** Start Dataset excerpts **

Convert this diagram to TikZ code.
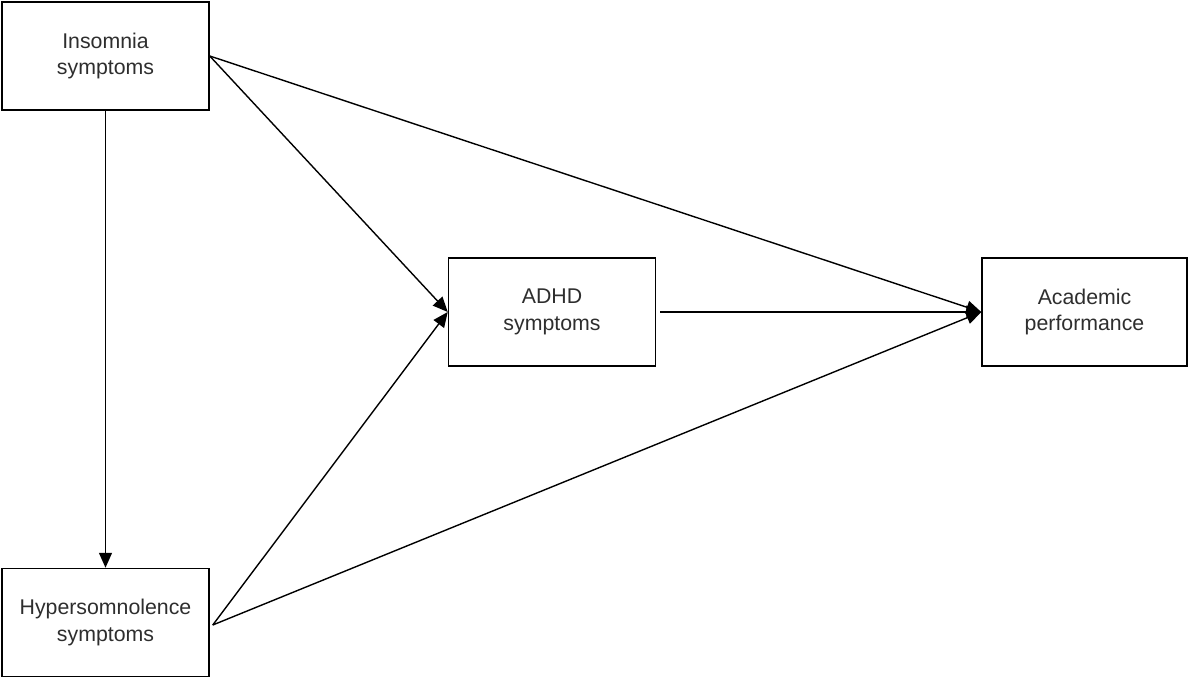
\documentclass[tikz,border=0pt]{standalone}
\usepackage{fontspec}
\setmainfont{Liberation Sans}
\usetikzlibrary{arrows.meta}
\begin{document}
\begin{tikzpicture}[x=1pt,y=-1pt,
  box/.style={draw=black,line width=1.5pt,fill=white,inner sep=0pt,
    minimum width=207pt,minimum height=108pt,align=center,
    font=\fontsize{21.3}{26.5}\selectfont,text=black!82},
  conn/.style={draw=black,line width=1.4pt,
    -{Triangle[length=15pt,width=13pt]}}]
\useasboundingbox (0,0) rectangle (1188,677);
\node[box] (ins) at (105.5,56) {Insomnia\\symptoms};
\node[box] (hyp) at (105.5,622.5) {Hypersomnolence\\symptoms};
\node[box] (adhd) at (552,312) {ADHD\\symptoms};
\node[box,minimum width=205pt] (acad) at (1084.5,312) {Academic\\performance};
\draw[conn] (ins.south) -- (hyp.north);
\draw[conn] (ins.east) -- (adhd.west);
\draw[conn] (ins.east) -- (acad.west);
\draw[conn] ([xshift=3pt,yshift=-2.5pt]hyp.east) -- (adhd.west);
\draw[conn] ([xshift=3pt,yshift=-2.5pt]hyp.east) -- (acad.west);
\draw[conn,shorten <=4pt] (adhd.east) -- (acad.west);
\end{tikzpicture}
\end{document}
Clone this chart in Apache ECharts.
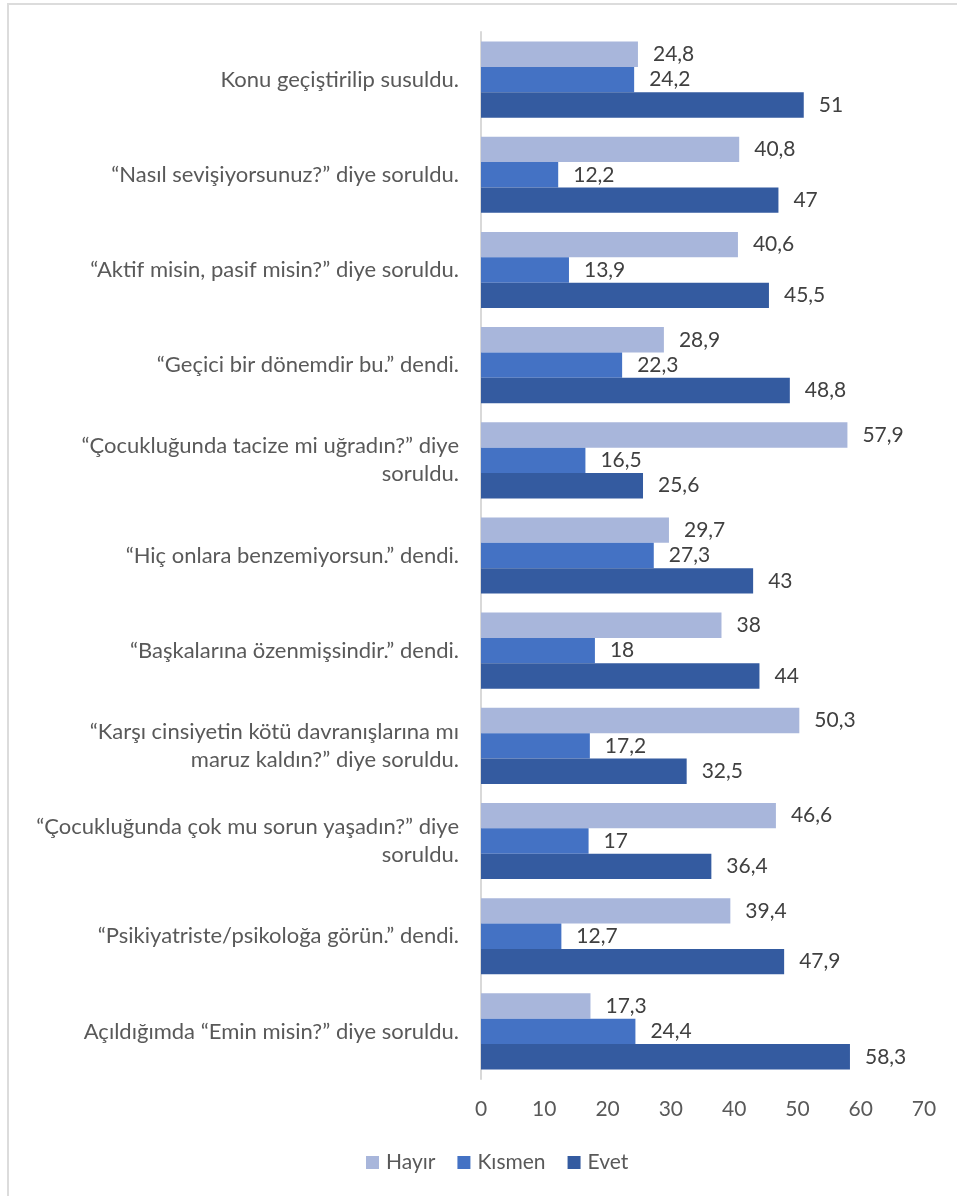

** End Dataset excerpts **

> _Instructions for the task_
Leave out the pictures and transcribe the entries above exactly.

> _Correct output_
Convert this diagram to TikZ code.
\documentclass[tikz,border=0pt]{standalone}
\usepackage{fontspec}
\setmainfont{Liberation Sans}
\usetikzlibrary{arrows.meta}
\begin{document}
\begin{tikzpicture}[x=1pt,y=-1pt,
  box/.style={draw=black,line width=1.5pt,fill=white,inner sep=0pt,
    minimum width=207pt,minimum height=108pt,align=center,
    font=\fontsize{21.3}{26.5}\selectfont,text=black!82},
  conn/.style={draw=black,line width=1.4pt,
    -{Triangle[length=15pt,width=13pt]}}]
\useasboundingbox (0,0) rectangle (1188,677);
\node[box] (ins) at (105.5,56) {Insomnia\\symptoms};
\node[box] (hyp) at (105.5,622.5) {Hypersomnolence\\symptoms};
\node[box] (adhd) at (552,312) {ADHD\\symptoms};
\node[box,minimum width=205pt] (acad) at (1084.5,312) {Academic\\performance};
\draw[conn] (ins.south) -- (hyp.north);
\draw[conn] (ins.east) -- (adhd.west);
\draw[conn] (ins.east) -- (acad.west);
\draw[conn] ([xshift=3pt,yshift=-2.5pt]hyp.east) -- (adhd.west);
\draw[conn] ([xshift=3pt,yshift=-2.5pt]hyp.east) -- (acad.west);
\draw[conn,shorten <=4pt] (adhd.east) -- (acad.west);
\end{tikzpicture}
\end{document}
Clone this chart in Apache ECharts.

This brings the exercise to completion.